• Request: Do any lines in the data below contain "diagram"? If so, copy every one of them.

-- start Extracted data --

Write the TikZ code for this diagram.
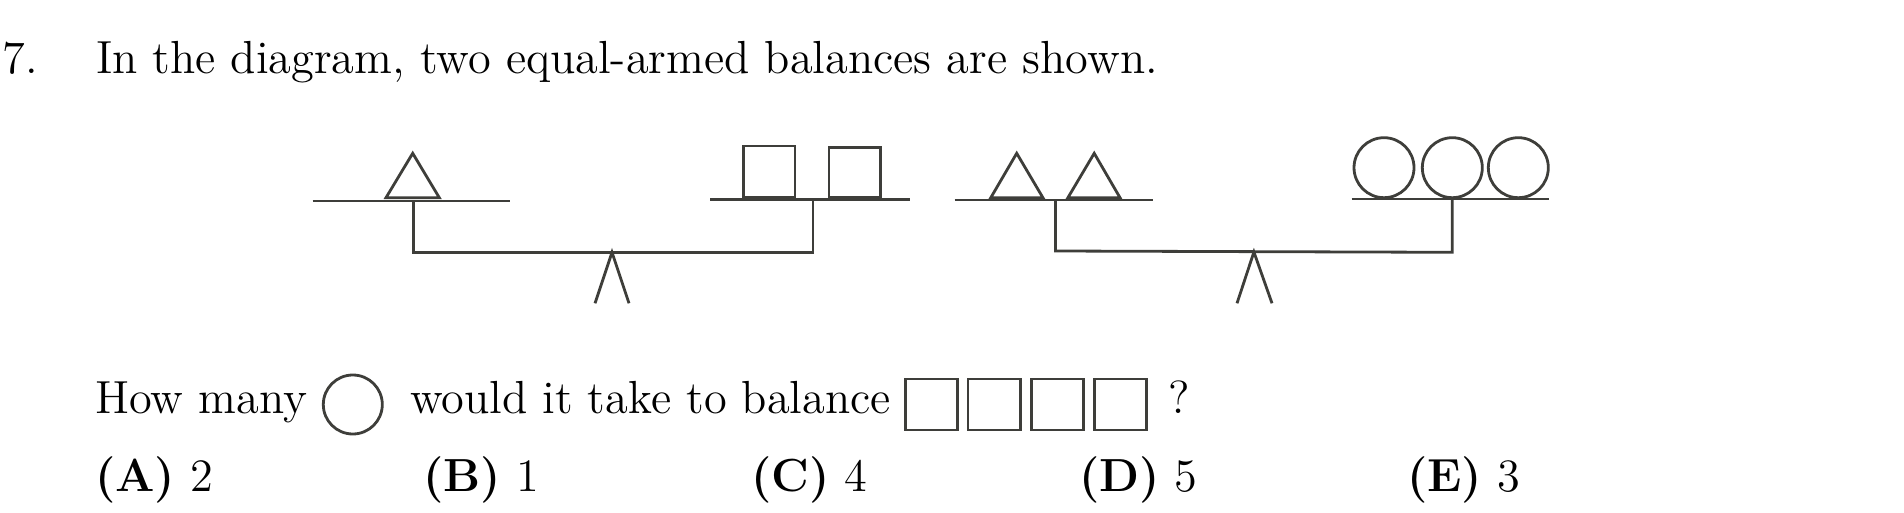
\documentclass[tikz,border=0pt]{standalone}
\usepackage{fontspec}
\setmainfont{Latin Modern Roman}
\definecolor{ink}{HTML}{3E3E3A}
\tikzset{
  shp/.style={draw=ink, line width=0.7pt, line join=miter},
  txt/.style={anchor=base west, inner sep=0pt, outer sep=0pt, font=\fontsize{11.6pt}{13.5pt}\selectfont}
}
\begin{document}
\begin{tikzpicture}[x=0.25pt,y=-0.25pt]
\useasboundingbox (0,0) rectangle (1904,513);
% heading
\node[txt] (num) at (2.7,73.3) {7.};
\node[txt] (title) at (96,73.3) {In the diagram, two equal-armed balances are shown.};

% left balance
\draw[shp] (312.7,201) -- (510,201);
\draw[shp] (412.7,153.3) -- (439.3,197.7) -- (386,197.7) -- cycle;
\draw[shp] (710.4,199.3) -- (909.6,199.3);
\draw[shp] (743.75,146) rectangle (795,197.7);
\draw[shp] (829,147.3) rectangle (880.4,197.7);
\draw[shp] (413.3,201) -- (413.3,252.3) -- (813,252.3) -- (813,199.3);
\draw[shp] (595,303.3) -- (612,252.3) -- (629,303.3);

% right balance
\draw[shp] (954.6,200) -- (1153.3,200);
\draw[shp] (1016.7,153.3) -- (1042.9,197.7) -- (990.8,197.7) -- cycle;
\draw[shp] (1094.2,153.3) -- (1120,197.7) -- (1067.9,197.7) -- cycle;
\draw[shp] (1055.4,200) -- (1055.4,251) -- (1452.3,252.3) -- (1452.3,199);
\draw[shp] (1351.7,199) -- (1549,199);
\draw[shp] (1384,167.7) circle[radius=30];
\draw[shp] (1452.3,167.7) circle[radius=30];
\begin{scope}
  \clip (1480,120) rectangle (1549.5,215);
  \draw[shp] (1518.3,167.7) circle[radius=30];
\end{scope}
\draw[shp] (1237,303.3) -- (1253.9,252) -- (1272,303.3);

% question
\node[txt] (how) at (95,413.3) {How many};
\draw[shp] (352.8,404.5) circle[radius=29.5];
\node[txt] (would) at (410,413.3) {would it take to balance};
\draw[shp] (905.4,379) rectangle (957.1,430);
\draw[shp] (968,379) rectangle (1020.8,430);
\draw[shp] (1031.3,379) rectangle (1083.8,430);
\draw[shp] (1094.6,379) rectangle (1146.7,430);
\node[txt] (qm) at (1168.8,413.3) {?};

% options
\node[txt] (optA) at (95,491.7) {\textbf{(A)} 2};
\node[txt] (optB) at (423.3,491.7) {\textbf{(B)} 1};
\node[txt] (optC) at (751,491.7) {\textbf{(C)} 4};
\node[txt] (optD) at (1079,491.7) {\textbf{(D)} 5};
\node[txt] (optE) at (1407,491.7) {\textbf{(E)} 3};
\end{tikzpicture}
\end{document}
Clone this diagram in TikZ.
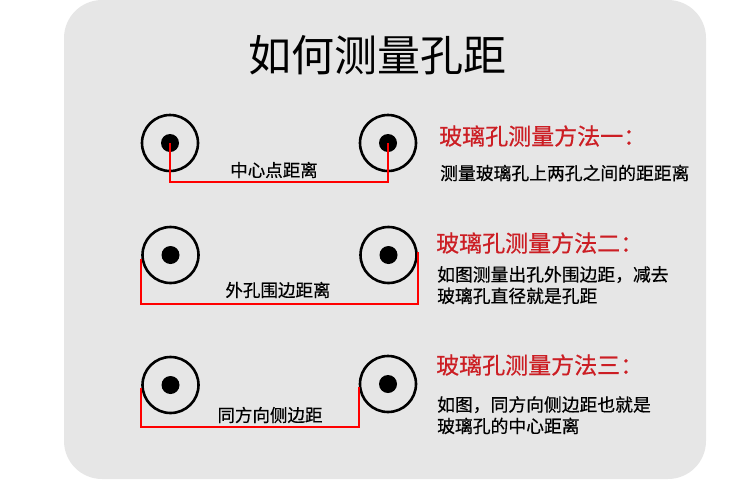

-- end Extracted data --

• Result of this exercise:
Write the TikZ code for this diagram.
\node[txt] (title) at (96,73.3) {In the diagram, two equal-armed balances are shown.};
Clone this diagram in TikZ.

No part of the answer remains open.